There is growing international alarm over the rapid advances of the militant group. Adding to that alarm, militants stormed the Turkish consulate in the northern city of Mosul and took 49 staff hostage including the consul-general, the Turkish foreign ministry said.
The International Organization of Migration estimated that at least 500,000 people have fled Mosul and the surrounding province of Nineveh out of fear of escalating violence. Most went to nearby Kurdistan, a semi-autonomous region of northern Iraq.
ISIS is capitalizing on a wave of Sunni discontent with the Shiite-dominated governments that have ruled Iraq since Saddam’s ouster in 2003. Tikrit and Mosul are the provincial capitals of two of the three Iraqi provinces dominated by the country’s Sunni Muslim minority.
While authorities in Baghdad appeared surprised by the militant group’s advance, the ground was laid several years ago when Sunni civilians first began to organize in opposition to what they considered Prime Minister Nouri al-Maliki’s anti-Sunni policies.
Mr. Maliki, a Shiite who is vying for a third term after his coalition won a plurality in April 30 elections, alienated Sunnis with laws that isolated members of Saddam’s Sunni-dominated regime—known as de-Baathification—and gave law enforcement broad powers to arrest suspected terrorists for indefinite periods without charge. Many Sunnis said the terrorism statute was aimed unfairly at them.
In Syria, the government of Bashar al-Assad dominated by a minority that is an offshoot of Shiite Islam, expressed solidarity with Mr. Maliki’s government and pledged to support Iraq’s military.
On their first full day of control in Mosul, insurgents took up posts guarding banks and shops on Wednesday and were policing lines at fuel stations, witnesses said.
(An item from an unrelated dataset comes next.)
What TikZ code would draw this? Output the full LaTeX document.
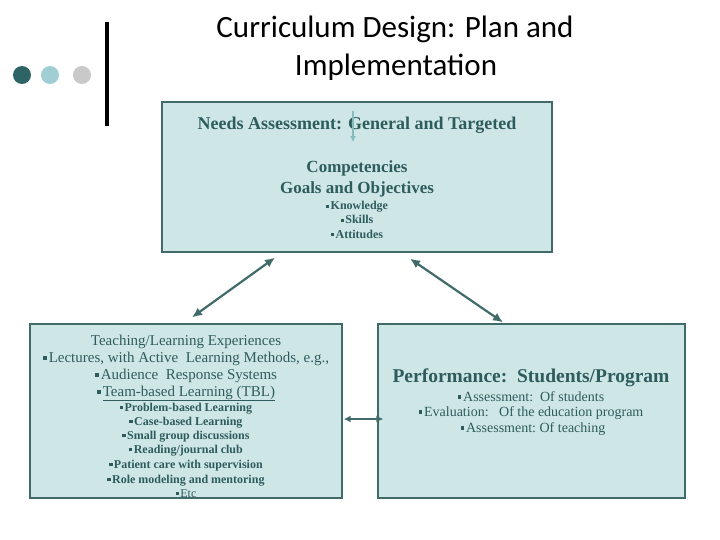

They also circulated through city neighborhoods to help distribute fuel for generators, a main source of electricity.
The rebels were employing the same strategy they have used in Fallujah, a Sunni-majority city 36 miles west of Baghdad, which they have ruled since early January. Instead of enforcing strict Islamic law by policing the wearing of veils by women and chastising cigarette smokers, they sought to restore an air of normalcy.